Little Given, Much Received
By Don Staheli

Our family of five small children with big appetites didn’t ever send very much that was edible to the garbage. If the bowl was not emptied at dinnertime, whatever had graced our table became a tantalizing leftover to be eagerly consumed as a microwave special by whichever lucky child arrived home first the next day. So I was quite surprised when I found our garbage can had been raided by a roving scrap bandit.

I quizzed the kids to see if they could identify our thief-in-the-night. No one could, but my son told of seeing a mysterious, doglike ball of fur skulking through the backyard just a few days before. A likely suspect.

The next morning when the garbage had once again been raided, we decided to try to prevent the ransacking of the refuse can by putting a little something where the obviously hungry mutt could get to it without making a mess. After a few days of this we finally spied him – the mangiest, filthiest little mongrel I had ever seen. His light-colored coat was as snarled and matted as the head of a recluse Rastafarian. He was gnawing on some doggy delicacy with an air of skittishness that spoke of having been chased away from his meal by more than one irate homeowner.

This small dog presented such a pitiful sight that my rescue reflex was immediately piqued. As I approached him to test his friendliness I expected him to run off, but all he did was cower down and whimper. He didn’t move when I scratched his head. I figured he was just too weak to try to escape. Up close he appeared even dirtier and in worse shape than we had thought. He was the scruffiest thing we had ever seen. Scruffy! The perfect moniker for our nameless dinner guest.

We decided to clean Scruffy up and give him a decent meal. A plastic tub accommodated his size quite well as we doused him with a bucket of water, held him tight to trickle shampoo over his snarly coat, and massaged the suds into cleansing lather. The rinse water was gray with weeks’ or even months’ worth of accumulated grime.

Scruffy seemed to enjoy it as we poured on bucket after bucket and then shampooed again, just to be sure he was as clean as we could get him. After the final rinsing, he showed his gratitude with a flurry of shakes that sent a drenching shower into the faces of all of his would-be groomers. At least the water was clean.

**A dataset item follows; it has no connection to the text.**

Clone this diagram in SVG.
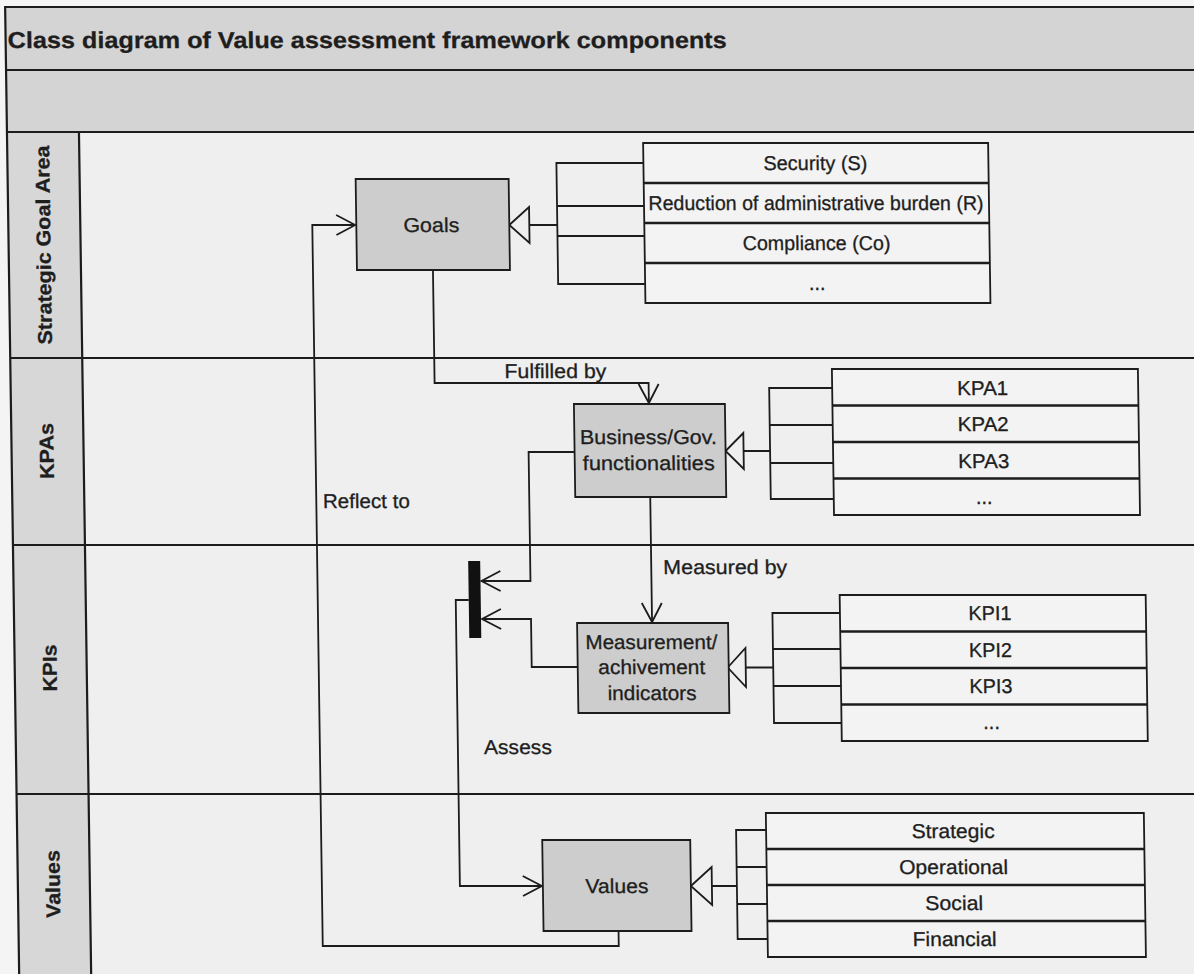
<svg xmlns="http://www.w3.org/2000/svg" width="1194" height="974" viewBox="0 0 1194 974">
<defs>
<style>
.ln{fill:none;stroke:#1c1c1c;stroke-width:1.8}
.fr{fill:none;stroke:#1c1c1c;stroke-width:2.2}
.box{fill:#cdcdcd;stroke:#1c1c1c;stroke-width:1.8}
.attr{fill:#f3f3f3;stroke:#1c1c1c;stroke-width:1.8}
.sep{stroke:#1c1c1c;stroke-width:2.4}
.gen{fill:#efefef;stroke:#1c1c1c;stroke-width:1.8}
text{font-family:"Liberation Sans",Arial,sans-serif;fill:#1e1e1e;stroke:#1e1e1e;stroke-width:0.3}
.t{font-size:20px;text-anchor:middle;dominant-baseline:central}
.b{font-weight:bold}
</style>
<marker id="arr" markerUnits="userSpaceOnUse" viewBox="0 0 22 26" markerWidth="22" markerHeight="26" refX="20" refY="13" orient="auto">
<path d="M1,3 L20,13 L1,23" fill="none" stroke="#1c1c1c" stroke-width="1.8"/>
</marker>
</defs>
<rect width="1194" height="974" fill="#f4f4f4"/>
<g transform="translate(-6.96 0) skewX(0.8308)">
<g id="frame">
<rect x="12" y="7" width="1220" height="125" fill="#d4d4d4"/>
<rect x="12" y="132" width="1220" height="860" fill="#efefef"/>
<rect x="12" y="132" width="72" height="860" fill="#d7d7d7"/>
<path class="fr" d="M12,992 V7 H1232 M12,70 H1232 M12,132 H1232 M12,358 H1232 M12,545 H1232 M12,794 H1232 M84,132 V992"/>
<text x="14" y="40" class="b" style="font-size:23px;dominant-baseline:central" textLength="719" lengthAdjust="spacingAndGlyphs">Class diagram of Value assessment framework components</text>
</g>
<g id="lane-labels">
<text class="t b" x="47" y="245" transform="rotate(-90 47 245)" textLength="199" lengthAdjust="spacingAndGlyphs">Strategic Goal Area</text>
<text class="t b" x="47" y="451" transform="rotate(-90 47 451)" textLength="56" lengthAdjust="spacingAndGlyphs">KPAs</text>
<text class="t b" x="47" y="668" transform="rotate(-90 47 668)" textLength="47" lengthAdjust="spacingAndGlyphs">KPIs</text>
<text class="t b" x="47" y="884" transform="rotate(-90 47 884)" textLength="68" lengthAdjust="spacingAndGlyphs">Values</text>
</g>
<g id="connectors">
<path class="ln" d="M612,931 V946 H316 V225 H359" marker-end="url(#arr)"/>
<path class="ln" d="M436,270 V383 H650 V403" marker-end="url(#arr)"/>
<path class="ln" d="M650,497 V622" marker-end="url(#arr)"/>
<path class="ln" d="M575,452 H529 V581 H480" marker-end="url(#arr)"/>
<path class="ln" d="M575,667 H529 V619 H480" marker-end="url(#arr)"/>
<path class="ln" d="M467,600 H454 V886 H536" marker-end="url(#arr)"/>
<rect x="467" y="561" width="12" height="77" fill="#111"/>
<path class="ln" d="M533,225 H561 M648,163 H561 V284 H648 M561,206 H648 M561,236 H648"/>
<polygon class="gen" points="513,225 533,207 533,243"/>
<path class="ln" d="M744,451 H770.5 M833.5,388 H770.5 V499 H833.5 M770.5,425 H833.5 M770.5,463 H833.5"/>
<polygon class="gen" points="726,451 744,433 744,469"/>
<path class="ln" d="M743,667.5 H770.5 M838,613 H770.5 V723 H838 M770.5,649 H838 M770.5,686 H838"/>
<polygon class="gen" points="725,667.5 743,648 743,687"/>
<path class="ln" d="M706,886 H731 M761,830 H731 V939 H761 M731,867 H761 M731,904 H761"/>
<polygon class="gen" points="685,886 706,867 706,905"/>
<text class="t" x="557" y="371" textLength="102" lengthAdjust="spacingAndGlyphs">Fulfilled by</text>
<text class="t" x="366" y="501" textLength="87" lengthAdjust="spacingAndGlyphs">Reflect to</text>
<text class="t" x="724" y="567" textLength="124" lengthAdjust="spacingAndGlyphs">Measured by</text>
<text class="t" x="514" y="747" textLength="68" lengthAdjust="spacingAndGlyphs">Assess</text>
</g>
<g id="goals">
<rect class="box" x="360" y="179" width="153" height="91"/>
<text class="t" x="435" y="225" textLength="56" lengthAdjust="spacingAndGlyphs">Goals</text>
</g>
<g id="goal-areas">
<rect class="attr" x="648" y="143" width="345" height="160"/>
<path class="sep" d="M648,183 H993 M648,223 H993 M648,263 H993"/>
<text class="t" x="820" y="163" textLength="104" lengthAdjust="spacingAndGlyphs">Security (S)</text>
<text class="t" x="820" y="203" textLength="335" lengthAdjust="spacingAndGlyphs">Reduction of administrative burden (R)</text>
<text class="t" x="820" y="243" textLength="148" lengthAdjust="spacingAndGlyphs">Compliance (Co)</text>
<text class="t" x="820" y="283">...</text>
</g>
<g id="business">
<rect class="box" x="575" y="404" width="151" height="93"/>
<text class="t" x="649" y="437" textLength="137" lengthAdjust="spacingAndGlyphs">Business/Gov.</text>
<text class="t" x="649" y="463" textLength="132" lengthAdjust="spacingAndGlyphs">functionalities</text>
</g>
<g id="kpas">
<rect class="attr" x="833.5" y="369" width="306" height="146"/>
<path class="sep" d="M833.5,405.5 H1139.5 M833.5,442 H1139.5 M833.5,478.5 H1139.5"/>
<text class="t" x="984" y="388" textLength="51" lengthAdjust="spacingAndGlyphs">KPA1</text>
<text class="t" x="984" y="424" textLength="51" lengthAdjust="spacingAndGlyphs">KPA2</text>
<text class="t" x="984" y="461" textLength="51" lengthAdjust="spacingAndGlyphs">KPA3</text>
<text class="t" x="984" y="497">...</text>
</g>
<g id="measurement">
<rect class="box" x="575" y="623" width="151" height="90"/>
<text class="t" x="649" y="642" textLength="132" lengthAdjust="spacingAndGlyphs">Measurement/</text>
<text class="t" x="649" y="667" textLength="107" lengthAdjust="spacingAndGlyphs">achivement</text>
<text class="t" x="649" y="693" textLength="89" lengthAdjust="spacingAndGlyphs">indicators</text>
</g>
<g id="kpis">
<rect class="attr" x="838" y="595" width="306" height="146"/>
<path class="sep" d="M838,631.5 H1144 M838,668 H1144 M838,704.5 H1144"/>
<text class="t" x="988" y="613" textLength="43" lengthAdjust="spacingAndGlyphs">KPI1</text>
<text class="t" x="988" y="650" textLength="43" lengthAdjust="spacingAndGlyphs">KPI2</text>
<text class="t" x="988" y="686" textLength="43" lengthAdjust="spacingAndGlyphs">KPI3</text>
<text class="t" x="988" y="722">...</text>
</g>
<g id="values">
<rect class="box" x="537" y="840" width="148" height="91"/>
<text class="t" x="611" y="886" textLength="63" lengthAdjust="spacingAndGlyphs">Values</text>
</g>
<g id="value-types">
<rect class="attr" x="761" y="813" width="378" height="144"/>
<path class="sep" d="M761,849 H1139 M761,885 H1139 M761,921 H1139"/>
<text class="t" x="948" y="831" textLength="83" lengthAdjust="spacingAndGlyphs">Strategic</text>
<text class="t" x="948" y="867" textLength="109" lengthAdjust="spacingAndGlyphs">Operational</text>
<text class="t" x="948" y="903" textLength="58" lengthAdjust="spacingAndGlyphs">Social</text>
<text class="t" x="948" y="939" textLength="84" lengthAdjust="spacingAndGlyphs">Financial</text>
</g>
</g>
</svg>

From that moment on Scruffy was a different animal. He ceased his cowering and began a tongue-enhanced pant that seemed to reveal a happy smile behind the fur that covered his face. After eating the food we set before him, he ran around the yard jumping and barking in a display of pure joy and excitement. Every so often he stopped at the feet of whoever was near and waited for a pat or a rub or a scratch; then he was off again running in circles, up the yard and back again, until it was time for another love pat by one of us who shared his revelry.

Scruffy stayed around for several days. We fed him and gave him a soft rug to sleep on and laughed at his clowning in the yard. One morning we found a few moldy tortillas on the front step. Scruffy was returning our kindness at the expense of some neighbor’s garbage! The real personality in that little dog was oh so fun and lovable – far different from what we had supposed when first he came into our lives.

One day we missed the canine vagabond of whom we had grown so fond. I suppose his wanderlust got the better of him, and he went in search of more friends and easy pickings from someone else’s garbage can. We have never forgotten him, though, and the incredible transformation that came about through the showing of a bit of kindness.

We can see the same miraculous change in people. I spied an old man, head down and shuffling, walking slowly toward me on the sidewalk. He had a few days’ growth of beard and was unkempt in his dress. He looked like a man who had left behind the happy days of his life and lived now in sweet memory but lonely and bitter reality.

As the scruffy man approached, I blurted out a cheery, “Good morning, sir!” To my surprise and true delight, he lifted his head and, with a grin as wide as a well-fed puppy, responded, “Good morning to you!” The lonely old man before my eyes vanished in an instant, and the lovable side of his nature came out when just a little kindness was sent his way.

I think they call it nurturing, that offering of self to those around us who need some loving and lifting. And it’s not just the stray dog and the lonely widower who deserve such attention. Perhaps even more in want are those around us whose existence and well-being we take so very much for granted. Our wife or husband, mom, dad, or the kids are just as much in need of an overt demonstration of our love, some identifiable kindness that they will notice and that will bring joy and maybe even a silly grin into their lives. People soften and warm to a little nurturing. It will help them now, and they’ll remember it later. The recollection of such simple acts may see them through a dark hour down the road when we’re not there in person.

Those around us need to know we share their pain and are willing to bear a portion of whatever burden they may carry – not just when it’s convenient or uncomplicated, but whenever the need exists. If a man’s wife or one of his children has a problem, so does he. There should be no mistake. We are not in this alone, and our responsibility to love is as great as our right to be loved. A little considerate effort from us can turn the night to day for one who longs for such a kindly touch.

There is a miracle formula in which a very small addition of love creates an overflowing reaction of happiness. The person who mixes the generous potion and the thirsty one who drinks from the gracious cup are both better for the experience. Much will be received even when only a little is lovingly given.

Our right to be cared for is exceeded only by our duty to nurture others.